Websites that masquerade as peer-reviewed journals are cheating scientists out of money and cheating the rest of us out of the scientific review process.
The scientific journal Nature, one of the most highly regarded, peer-reviewed publications in the world, is warning scientists—and the rest of us—that two online versions of journals bearing real names are nothing more than fronts for fraudulent businesses that accept money to put virtually any content online.
Once online, the articles look scientific and bear the apparent imprimatur of the official publication. But in fact, they’re all fake, and the people behind some of the real journals, which have used the same academic business model for hundreds of years, in some cases, are getting a little ticked off about it. Some people suspect other “journals” besides the two cited by Nature are engaged in similar practices to defraud scientists and the researching public, as this article in the New York Times suggests.
Here’s how it works: One journal, Archives des Sciences, a multidisciplinary journal founded in 1791 and published by the Society of Physics and Natural History of Geneva, didn’t have a website. Some criminals decided to create a website and display the Archives des Sciences name, logo, postal address, and so on. Scientists would then submit articles for online publication consideration, sending up to several thousands of dollars in cash to the website.
Of course, their articles never actually got published by the real Archives des Sciences, only on the fraudulent website. And the money, well, that appears to have been sent somewhere in Armenia. The poor researchers got nothing for their money, because the publication wasn’t real.

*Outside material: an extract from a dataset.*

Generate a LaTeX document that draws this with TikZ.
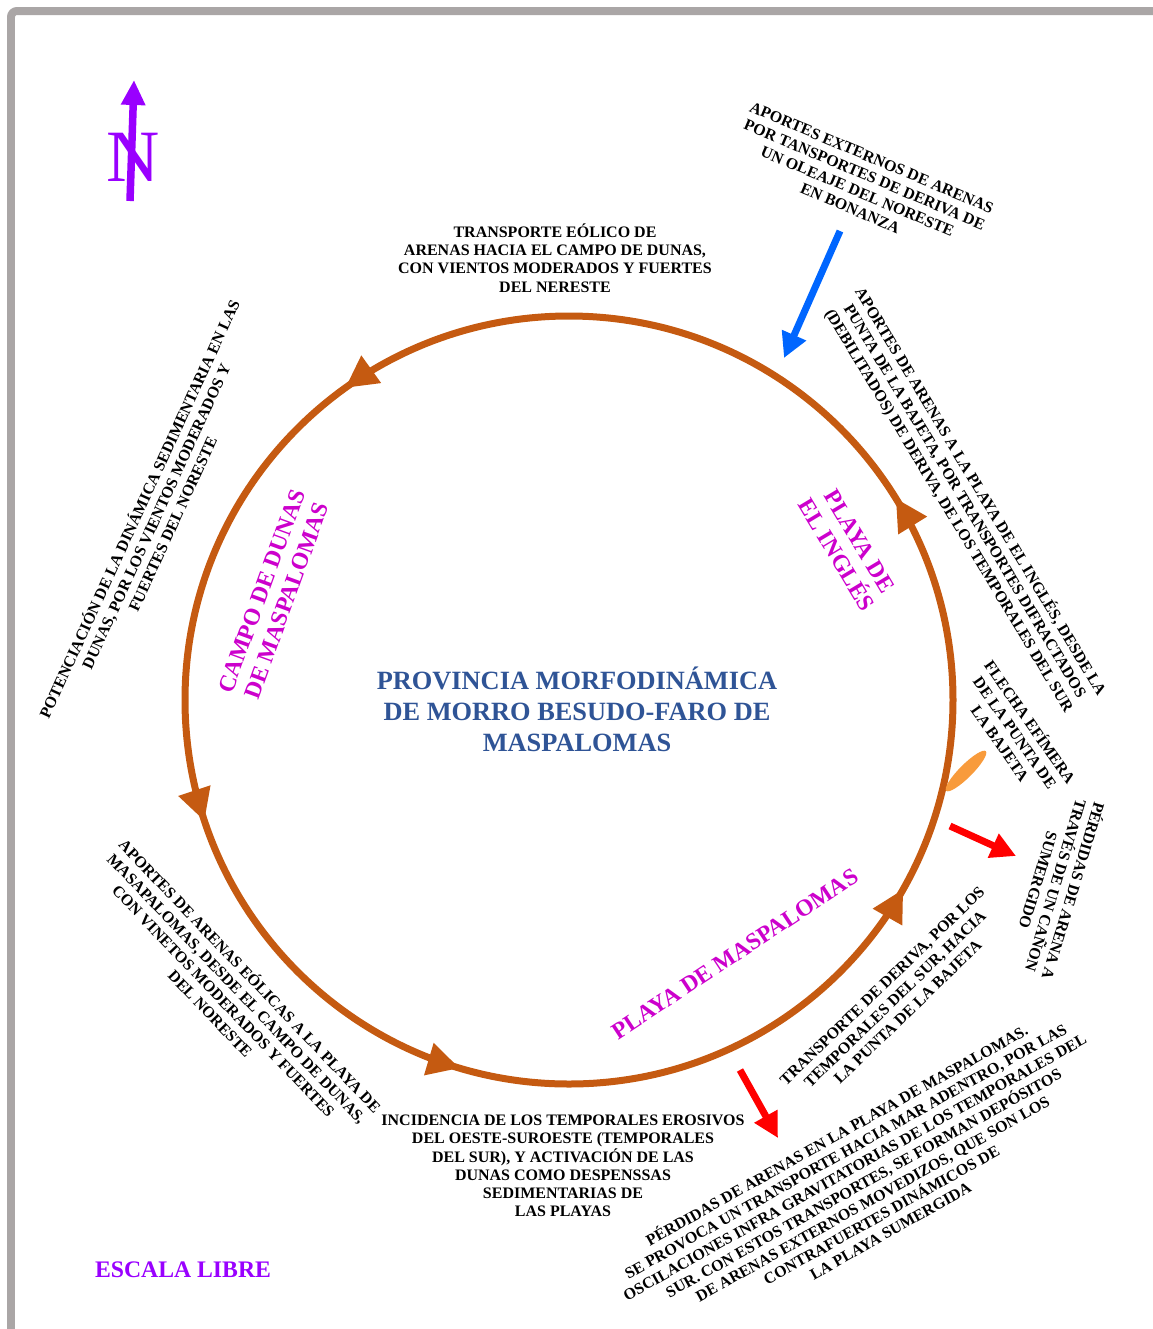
\documentclass[tikz,border=0pt]{standalone}
\usepackage{fontspec}
\setmainfont{Liberation Serif}
\usepackage{xcolor}
\usetikzlibrary{calc}
\usetikzlibrary{arrows.meta}
\usetikzlibrary{decorations.markings}
\usetikzlibrary{shapes.geometric}

\definecolor{marco}{RGB}{170,166,166}
\definecolor{ciclo}{RGB}{197,90,17}
\definecolor{azulflecha}{RGB}{0,102,255}
\definecolor{rojoflecha}{RGB}{255,0,0}
\definecolor{naranjaflecha}{RGB}{248,155,60}
\definecolor{titulo}{RGB}{47,84,150}
\definecolor{zonacolor}{RGB}{204,0,204}
\definecolor{morado}{RGB}{153,0,255}

\tikzset{
  nota/.style={font=\bfseries\fontsize{9.1}{10.4}\selectfont, align=center, inner sep=0pt},
  zona/.style={text=zonacolor, font=\bfseries\fontsize{13.4}{15}\selectfont, align=center, inner sep=0pt},
  flujo/.style={line width=0.14cm, -{Triangle[length=0.5cm,width=0.5cm]}}
}

\begin{document}
\begin{tikzpicture}[x=0.02cm, y=-0.02cm]
                \useasboundingbox (0,0) rectangle (1153,1329);

                % Drawing frame
                \draw [line width=0.16cm, marco, rounded corners=0.12cm] (11,1345) -- (11,11) -- (1165,11);%

                % Drawing cycle of sands
                \draw [line width=0.14cm, ciclo, postaction={decorate},
                  decoration={markings,
                    mark=at position 0.082 with {\arrowreversed{Triangle[length=0.64cm,width=0.64cm]}},
                    mark=at position 0.296 with {\arrowreversed{Triangle[length=0.64cm,width=0.64cm]}},
                    mark=at position 0.449 with {\arrowreversed{Triangle[length=0.64cm,width=0.64cm]}},
                    mark=at position 0.651 with {\arrowreversed{Triangle[length=0.64cm,width=0.64cm]}},
                    mark=at position 0.912 with {\arrowreversed{Triangle[length=0.64cm,width=0.64cm]}}}]
                  (569,700) circle (384);%

                % Marking north
                \node [text=morado, font=\fontsize{42}{42}\selectfont, inner sep=0pt] (norte) at (133,157) {N};%
                \coordinate (norteBase) at (130,201);%
                \coordinate (norteTip) at (134,80);%
                \draw [morado, line width=0.15cm, -{Triangle[length=0.5cm,width=0.46cm]}] (norteBase) -- (norteTip);%

                % Marking scale
                \node [text=morado, font=\bfseries\fontsize{13.5}{15}\selectfont, inner sep=0pt] (escala) at (183,1270) {ESCALA LIBRE};%

                % Marking title
                \node [text=titulo, font=\bfseries\fontsize{15}{17.6}\selectfont, align=center, inner sep=0pt] (provincia) at (577,709)
                  {PROVINCIA MORFODINÁMICA\\DE MORRO BESUDO-FARO DE\\MASPALOMAS};%

                % Marking zones
                \node [zona, rotate=70] (campoDunas) at (274,596) {CAMPO DE DUNAS\\DE MASPALOMAS};%
                \node [zona, rotate=-59] (playaIngles) at (848,548) {PLAYA DE\\EL INGLÉS};%
                \node [zona, rotate=33.4] (playaMaspalomas) at (735,954) {PLAYA DE MASPALOMAS};%

                % Marking flecha of la Bajeta
                \node [ellipse, fill=naranjaflecha, minimum width=1.12cm, minimum height=0.26cm, inner sep=0pt, rotate=45] (flecha) at (966,771) {};%

                % Drawing external input
                \coordinate (azulA) at (840,231);%
                \coordinate (azulB) at (784,358);%
                \draw [flujo, azulflecha] (azulA) -- (azulB);%

                % Drawing losses
                \coordinate (rojoA) at (950,826);%
                \coordinate (rojoB) at (1016,856);%
                \draw [flujo, rojoflecha] (rojoA) -- (rojoB);%
                \coordinate (rojoC) at (740,1070);%
                \coordinate (rojoD) at (778,1138);%
                \draw [flujo, rojoflecha] (rojoC) -- (rojoD);%

                % Marking notes
                \node [nota] (eolico) at (555,258)
                  {TRANSPORTE EÓLICO DE\\ARENAS HACIA EL CAMPO DE DUNAS,\\CON VIENTOS MODERADOS Y FUERTES\\DEL NERESTE};%
                \node [nota, rotate=-23] (externos) at (861,183)
                  {APORTES EXTERNOS DE ARENAS\\POR TANSPORTES DE DERIVA DE\\UN OLEAJE DEL NORESTE\\EN BONANZA};%
                \node [nota, rotate=-59] (aportesIngles) at (965,501)
                  {APORTES DE ARENAS A LA PLAYA DE EL INGLÉS, DESDE LA\\PUNTA DE LA BAJETA, POR TRANSPORTES DIFRACTADOS\\(DEBILITADOS) DE DERIVA, DE LOS TEMPORALES DEL SUR};%
                \node [nota, rotate=-55] (efimera) at (1016,732)
                  {FLECHA EFÍMERA\\DE LA PUNTA DE\\LA BAJETA};%
                \node [nota, rotate=-106.7] (canon) at (1057,886)
                  {PÉRDIDAS DE ARENA A\\TRAVÉS DE UN CAÑON\\SUMERGIDO};%
                \node [nota, rotate=65.3] (potenciacion) at (155,516)
                  {POTENCIACIÓN DE LA DINÁMICA SEDIMENTARIA EN LAS\\DUNAS, POR LOS VIENTOS MODERADOS Y\\FUERTES DEL NORESTE};%
                \node [nota, rotate=-46.3] (eolicas) at (231,994)
                  {APORTES DE ARENAS EÓLICAS A LA PLAYA DE\\MASAPALOMAS, DESDE EL CAMPO DE DUNAS,\\CON VINETOS MODERADOS Y FUERTES\\DEL NORESTE};%
                \node [nota] (incidencia) at (563,1166)
                  {INCIDENCIA DE LOS TEMPORALES EROSIVOS\\DEL OESTE-SUROESTE (TEMPORALES\\DEL SUR), Y ACTIVACIÓN DE LAS\\DUNAS COMO DESPENSSAS\\SEDIMENTARIAS DE\\LAS PLAYAS};%
                \node [nota, rotate=44.1] (deriva) at (895,999)
                  {TRANSPORTE DE DERIVA, POR LOS\\TEMPORALES DEL SUR, HACIA\\LA PUNTA DE LA BAJETA};%
                \node [nota, rotate=29.3] (perdidas) at (863,1182)
                  {PÉRDIDAS DE ARENAS EN LA PLAYA DE MASPALOMAS.\\SE PROVOCA UN TRANSPORTE HACIA MAR ADENTRO, POR LAS\\OSCILACIONES INFRA GRAVITATORIAS DE LOS TEMPORALES DEL\\SUR. CON ESTOS TRANSPORTES, SE FORMAN DEPÓSITOS\\DE ARENAS EXTERNOS MOVEDIZOS, QUE SON LOS\\CONTRAFUERTES DINÁMICOS DE\\LA PLAYA SUMERGIDA};%
\end{tikzpicture}
\end{document}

But ordinary people who rely on the Web for research often can’t tell the difference. We tell students that scientific articles published in peer-reviewed journals can usually be trusted more than websites like ours or Wikipedia, which lack credibility on official matters and are generally not reviewed. This has now changed because of the proliferation of online journals. Many are real, but some are not, and it’s quite impossible to tell the difference between online content that is reviewed by peers of the author and that which is essentially purchased just as car companies buy ads on newspaper websites.
If you have access to Archives des Sciences in a library, for example, you could check the print editions. By making a few comparisons, you would notice great discrepancies between the articles in the online, fraudulent edition and the print edition. But today, who has time to check all the print editions?